2. Potting Process (Outdoor Modules)

• Mix Ratio: Resin A : Resin B = 1:1.

• Vacuum Deaeration: -0.1MPa, 30 minutes.

• Curing: 25°C for 24 hours or 60°C for 4 hours.

3. Testing Standards

• Power-on Test: 100% inspection.

• Aging Test: 72 hours at room temperature.

• Temperature Cycling: -20°C to +60°C, 5 cycles.

Part 5: Selection Guidelines

1. Inspection Methods

1. Brightness Test: Use a luminance meter to check 9-point uniformity.

2. Color Check: Display pure red, green, blue, white; check consistency.

3. Refresh Rate Test: Record with a phone camera; no obvious scan lines should appear.

4. Flatness Check: Use a straight edge; gaps should be <0.5mm.

2. Cost Structure Analysis

Example for a P2.5 module:

• LED Lamps: 35-45%

• PCB: 15-20%

• Driver ICs: 20-25%

• Housing & Accessories: 10-15%

• Assembly Cost: 10-15%

3. Maintenance Considerations

• Mean Time To Repair (MTTR): <10 minutes per module.

• Recommended Spare Parts: 5% of total module quantity.

• Required Tools: Phillips screwdriver, suction cups, test card.

Part 6: Technology Trends

1. Mini LED Progress

• Chip Size: 100 x 200 µm.

• Mass Production Pitch: P0.7 - P0.9.

• Brightness: 1000-1500 cd/m².

• Contrast Ratio: >10,000:1.

2. Energy Efficiency Improvements (2020-2023)

• Luminous Efficacy Increase: from 130 lm/W to 180 lm/W.

• Power Consumption Drop: ~30% reduction for equivalent brightness.

• Heat Dissipation: Use of aluminum substrates reduces temperature rise by 15-20°C.

3. Standardization Advancements

• Interface Standardization: HUB75E becoming mainstream.

• Size Standardization: 160x160mm, 256x128mm are common.

• Protocol Standardization: Support for Art-Net, sACN lighting protocols.

Conclusion: Practical Recommendations

1. Indoor Meeting Rooms: Choose P1.8-P2.5, refresh rate ≥3840Hz.

2. Outdoor Advertising: Choose P4-P6, brightness ≥5000 cd/m², IP65 rating.

3. Stage Rental: Choose lightweight design (≤8 kg/m²), quick-lock mechanisms.

4. Control Rooms: Choose P1.2-P1.5, support for low-brightness high grayscale.

A high-quality LED module should have:

• Uniform brightness, no color deviation.

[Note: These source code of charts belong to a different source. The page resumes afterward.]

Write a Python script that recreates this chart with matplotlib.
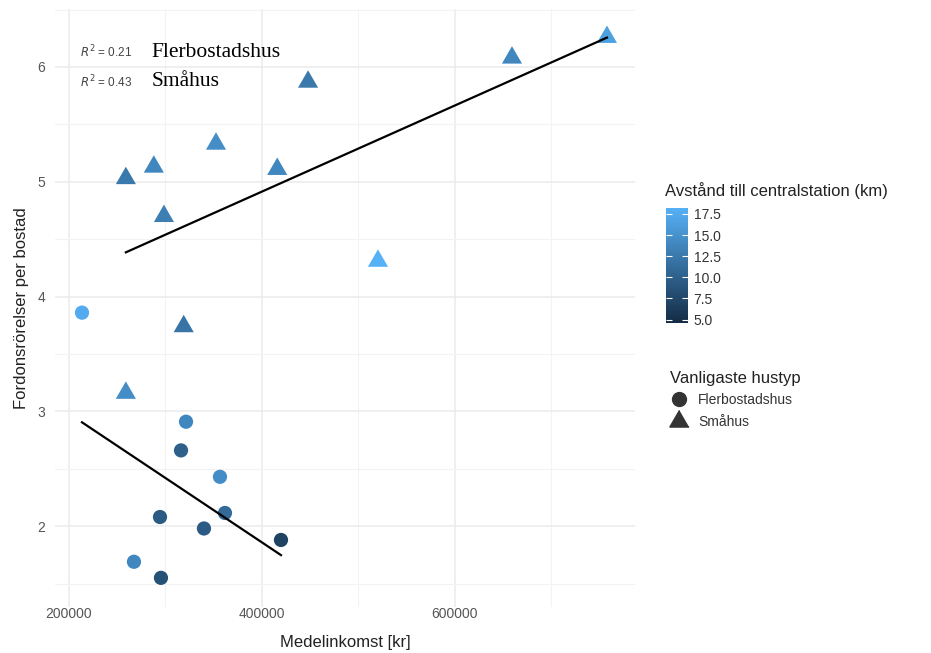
import matplotlib
matplotlib.use("Agg")
import matplotlib.pyplot as plt
import numpy as np
from matplotlib.colors import LinearSegmentedColormap, Normalize
from matplotlib.lines import Line2D

plt.rcParams['font.family'] = ['Liberation Sans', 'DejaVu Sans']

# Småhus (triangles)
smahus_income = [758000, 659500, 448000, 352500, 288000, 259000, 416000, 298500, 520500, 319000, 259000]
smahus_trips = [6.26, 6.08, 5.87, 5.33, 5.13, 5.03, 5.11, 4.70, 4.31, 3.74, 3.16]
smahus_dist = [16.5, 14.0, 12.5, 14.5, 14.0, 12.5, 14.0, 13.0, 18.2, 12.0, 14.5]

# Flerbostadshus (circles)
flerbo_income = [213500, 321400, 316200, 356600, 361800, 294400, 340000, 419900, 267400, 295400]
flerbo_trips = [3.86, 2.91, 2.66, 2.43, 2.115, 2.08, 1.98, 1.88, 1.69, 1.55]
flerbo_dist = [17.5, 14.0, 10.0, 14.5, 11.0, 9.5, 9.5, 7.0, 14.0, 8.5]

r2_labels = ["0.21", "0.43"]
group_names = ["Flerbostadshus", "Småhus"]

cmap = LinearSegmentedColormap.from_list("gg", ["#132B43", "#56B1F7"])
norm = Normalize(vmin=4.6, vmax=max(smahus_dist + flerbo_dist))

fig = plt.figure(figsize=(9.31, 6.53), dpi=100)
ax = fig.add_axes([55/931, 46/653, 580/931, 598/653])

# triangle marker (equilateral)
tri = [(0, 1), (-0.866, -0.5), (0.866, -0.5)]

ax.scatter(flerbo_income, flerbo_trips, c=flerbo_dist, cmap=cmap, norm=norm,
           s=105, marker='o', linewidths=0, zorder=2)
ax.scatter(smahus_income, smahus_trips, c=smahus_dist, cmap=cmap, norm=norm,
           s=280, marker=tri, linewidths=0, zorder=2)

# linear fits
for xs, ys in [(flerbo_income, flerbo_trips), (smahus_income, smahus_trips)]:
    xs = np.array(xs, dtype=float)
    ys = np.array(ys)
    k, m = np.polyfit(xs, ys, 1)
    xx = np.array([xs.min(), xs.max()])
    ax.plot(xx, k * xx + m, color='black', lw=1.6, zorder=3)

ax.set_xlim(185500, 787100)
ax.set_ylim(1.296, 6.505)
ax.set_xticks([200000, 400000, 600000])
ax.set_xticks([300000, 500000, 700000], minor=True)
ax.set_yticks([2, 3, 4, 5, 6])
ax.set_yticks([1.5, 2.5, 3.5, 4.5, 5.5, 6.5], minor=True)
ax.grid(which='major', color='#EBEBEB', lw=1.1)
ax.grid(which='minor', color='#F3F3F3', lw=0.8)
ax.set_axisbelow(True)
for s in ax.spines.values():
    s.set_visible(False)
ax.tick_params(which='both', length=0, labelsize=10, labelcolor='#555555')
ax.tick_params(axis='x', pad=0)
ax.tick_params(axis='y', pad=7)
ax.set_xlabel('Medelinkomst [kr]', fontsize=12, color='#222222', labelpad=10)
ax.set_ylabel('Fordonsrörelser per bostad', fontsize=12, color='#222222', labelpad=6)

# R² annotations
for i, (r2, name) in enumerate(zip(r2_labels, group_names)):
    yy = 0.928 - i * 0.05
    ax.text(0.043, yy, '$R^2$ = ' + r2, transform=ax.transAxes, fontsize=8.5,
            color='#444444', va='center', ha='left')
    ax.text(0.167, yy, name, transform=ax.transAxes, fontsize=15.5,
            family='Liberation Serif', color='black', va='center', ha='left')

# colour bar legend
fig.text(665/931, 1 - 191/653, 'Avstånd till centralstation (km)', fontsize=12,
         color='#222222', va='center', ha='left')
cax = fig.add_axes([666/931, 1 - 323/653, 22/931, 115/653])
sm = plt.cm.ScalarMappable(cmap=cmap, norm=norm)
cb = fig.colorbar(sm, cax=cax)
cb.outline.set_visible(False)
cb.set_ticks([5.0, 7.5, 10.0, 12.5, 15.0, 17.5])
cb.set_ticklabels(['5.0', '7.5', '10.0', '12.5', '15.0', '17.5'])
cax.tick_params(direction='in', color='white', length=4, width=0.8,
                left=True, right=True, labelsize=10, labelcolor='#333333', pad=4)

# shape legend
handles = [Line2D([], [], marker='o', color='#333333', ls='', markersize=10),
           Line2D([], [], marker=tri, color='#333333', ls='', markersize=16)]
leg = fig.legend(handles, group_names, loc='upper left',
                 bbox_to_anchor=(658/931, 1 - 358/653), frameon=False,
                 title='Vanligaste hustyp', title_fontsize=12, fontsize=10,
                 alignment='left', handlelength=1.2, handletextpad=0.8,
                 labelspacing=0.55)
leg.get_title().set_color('#222222')
for t in leg.get_texts():
    t.set_color('#333333')

plt.savefig('out.png', dpi=100)
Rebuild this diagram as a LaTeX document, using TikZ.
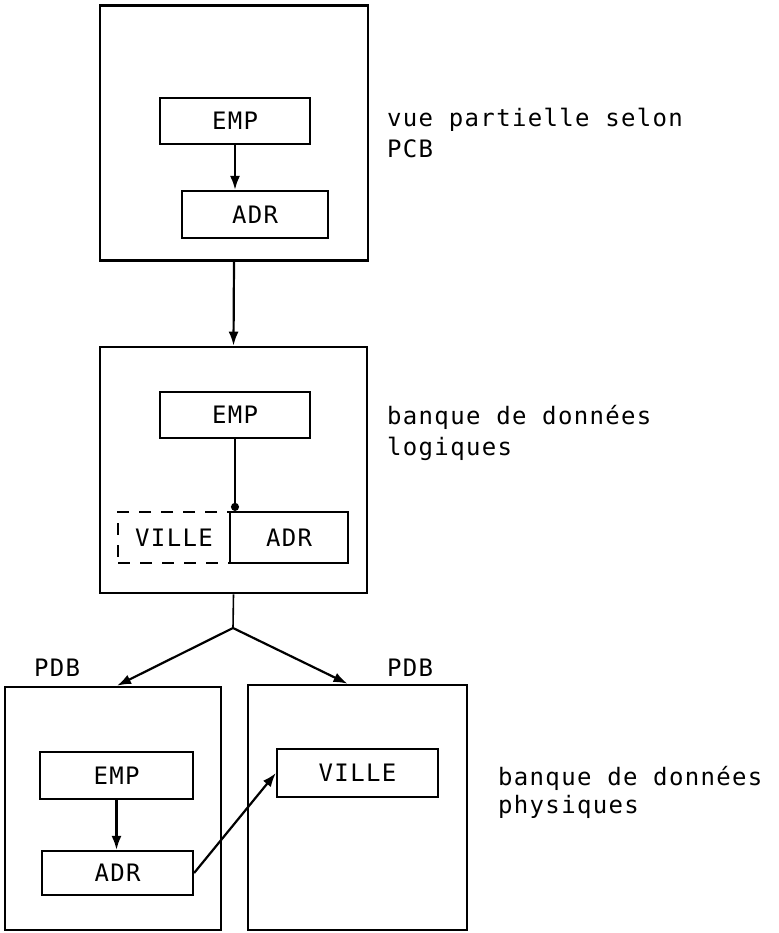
\documentclass[tikz,border=0pt]{standalone}
\usepackage{fontspec}
\newfontfamily\plotfont[LetterSpace=5.5]{DejaVu Sans Mono}
\usepackage{tikz}
\usetikzlibrary{shapes, arrows.meta, positioning, fit, backgrounds, calc}

\begin{document}
\begin{tikzpicture}[x=1pt, y=-1pt, >={Latex[length=14pt,width=10pt]},
	font=\plotfont\fontsize{24}{31}\selectfont,
	outerbox/.style={draw, line width=2.6pt, inner sep=0pt},
	segbox/.style={draw, line width=2.2pt, inner sep=0pt, minimum height=46pt},
	virtbox/.style={segbox, dashed, dash pattern=on 12pt off 10pt},
	link/.style={line width=2.2pt},
	sidetext/.style={anchor=base west, align=left, inner sep=0pt}]
			\useasboundingbox (0,0) rectangle (778,933);
			\node[outerbox, minimum width=268pt, minimum height=255pt] (vue) at (234,133) {};
			\node[segbox, minimum width=150pt] (emp1) at (235,121) {EMP};
			\node[segbox, minimum width=146pt, minimum height=47pt] (adr1) at (255,214.5) {ADR};
			\draw[link, ->] (emp1) -- (emp1 |- adr1.north);
			\node[sidetext] (txtvue) at (387,158) {vue partielle selon\\PCB};
			\node[outerbox, minimum width=267pt, minimum height=246pt] (logique) at (233.5,470) {};
			\draw[link, ->] (vue.south) -- (logique.north);
			\node[segbox, minimum width=150pt] (emp2) at (235,415) {EMP};
			\node[segbox, minimum width=118pt, minimum height=51pt] (adr2) at (289,537.5) {ADR};
			\node[virtbox, minimum width=112pt, minimum height=51pt] (ville2) at (174,537.5) {VILLE};
			\draw[line width=1.8pt, -{Circle[length=8pt]}] (emp2) -- (emp2 |- adr2.north);
			\node[sidetext] (txtlog) at (387,455) {banque de données\\logiques};
			\node[outerbox, minimum width=216pt, minimum height=243pt] (pdb1) at (113,808.5) {};
			\node[outerbox, minimum width=219pt, minimum height=245pt] (pdb2) at (357.5,807.5) {};
			\coordinate (split) at (233,628);
			\draw[line width=1.6pt] (logique.south) -- (split);
			\draw[link, ->] (split) -- ([xshift=4pt]pdb1.north);
			\draw[link, ->] (split) -- ([xshift=-10pt]pdb2.north);
			\node (pdbl) at (57,668) {PDB};
			\node (pdbr) at (410,668) {PDB};
			\node[segbox, minimum width=153pt, minimum height=47pt] (emp3) at (116.5,775.5) {EMP};
			\node[segbox, minimum width=151pt, minimum height=44pt] (adr3) at (117.5,873) {ADR};
			\node[segbox, minimum width=161pt, minimum height=48pt] (ville4) at (357.5,773) {VILLE};
			\draw[link, ->] (emp3) -- (emp3 |- adr3.north);
			\draw[link, ->] (adr3.east) -- (ville4.west);
			\node[sidetext] (txtphy) at (498,813) {banque de données\\[-3pt]physiques};
		\end{tikzpicture}
\end{document}
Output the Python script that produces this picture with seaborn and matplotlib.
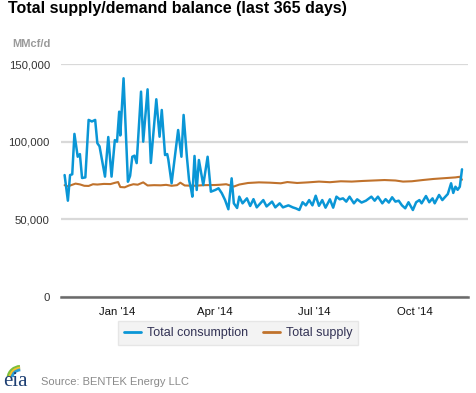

• Reasonable temperature rise, good heat dissipation.

• Robust connectors, easy maintenance.

• Accurate specifications, no false labeling.

Before purchase, always request physical samples, perform a 72-hour aging test, and verify that the manufacturer's test report matches the actual sample.